The utter dissimilarity of the heads is perhaps the most noticeable difference between the statue and the woodcut. The head of Adam, wreathed in heavy curls, is almost frontal; the head in the woodcut has short hair and is sharply turned to the right. Again, this variation would seem to reflect the nature of the medical illustration. The four circles above the head
in the woodcut contain labels describing the supposed intellectual properties of the cerebral ventricles. In similar illustrations of the cerebral ventricles, the head is shown in the same three-quarter view as the woodcut, but with the actual ventricles of the brain exposed.5 Our artist has happily contented himself with merely indicating the positions of the ventricles by means of lines drawn to the surface of the cranium. The Adam’s great mass of hair and almost frontal face would have interfered with even this limited illustrational aim.
It has generally been recognized that despite Tullio’s close study of ancient sculpture, his Adam is based on no one classical prototype, but represents instead a unique combination of various sources.6 Thus, the close similarity of the woodcut to the Adam in both pose and proportion is unlikely to have been the result of both artists copying the same source.
We must therefore conclude that the artist who designed the woodcut certainly saw Tullio’s statue, and consequently that the Adam from the tomb of Andrea Vendramin was completed before the date of publication of the Fasciculus Medicinae—July 26, 1491.
Endnotes
1 Karl Sudhoff, Charles Singer, The Fasciculus Medicinae of Johannes de Ketham Alemanus.

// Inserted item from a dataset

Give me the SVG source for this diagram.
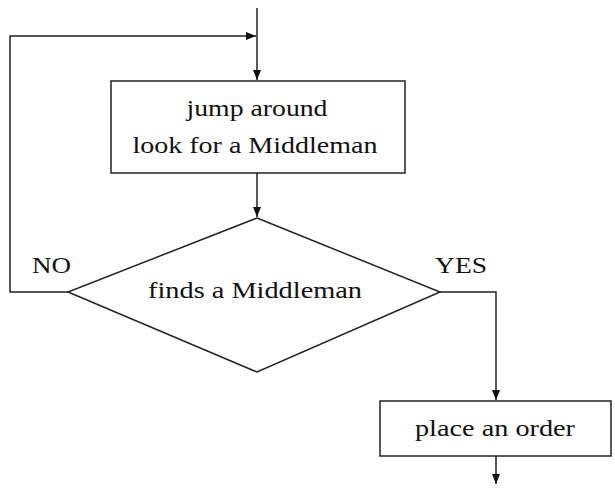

Facsimile of the first Venetian Edition of 1491, (Monumenta Medica, vol. I, ed. Henry E. Sigerist), Milan, 1924.
2 For the most recent facsimile of the 1493/4 edition see Johannes de Ketham, Fasciculo de Medicina, ed. Enzo Bottaso, Turin, 1967.
3 André Blum, “Le ‘Fasciculus Medicinae’ de Johannes Kétham” Byblis, vol. V, 1926, pp. 95–98.

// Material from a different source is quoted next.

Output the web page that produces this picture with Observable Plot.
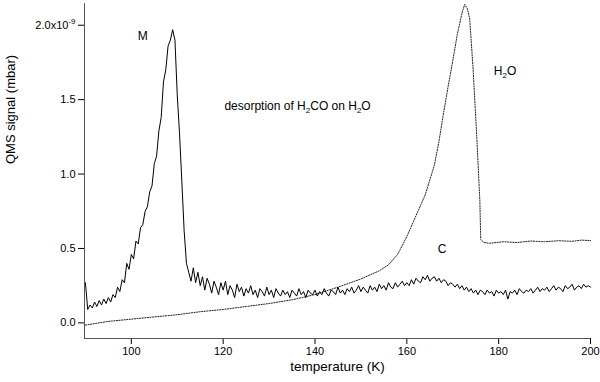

4 For the medieval tradition see Robert Herrlinger, History of Medical Illustration from Antiquity to 1600, New York, 1920, pp. 25 ff.
5 Walter Sudhoff, “Die Lehre von den Hirnventrikeln in textlicher und graphischer Tradition des Altertums und Mittelalter,” Archiv fur Geschichte der Medizin, vol VII, 1913, pp. 149–205.
6 For a recent discussion of the sources of the Adam see Wendy Williams Stedman Sheard, The Tomb of Doge Andrea Vendramin in Venice by Tullio Lombardo, Ph.D. dissertation, Yale University, 1971, pp· 168–169, esp. n. 55, 56 , 5 7.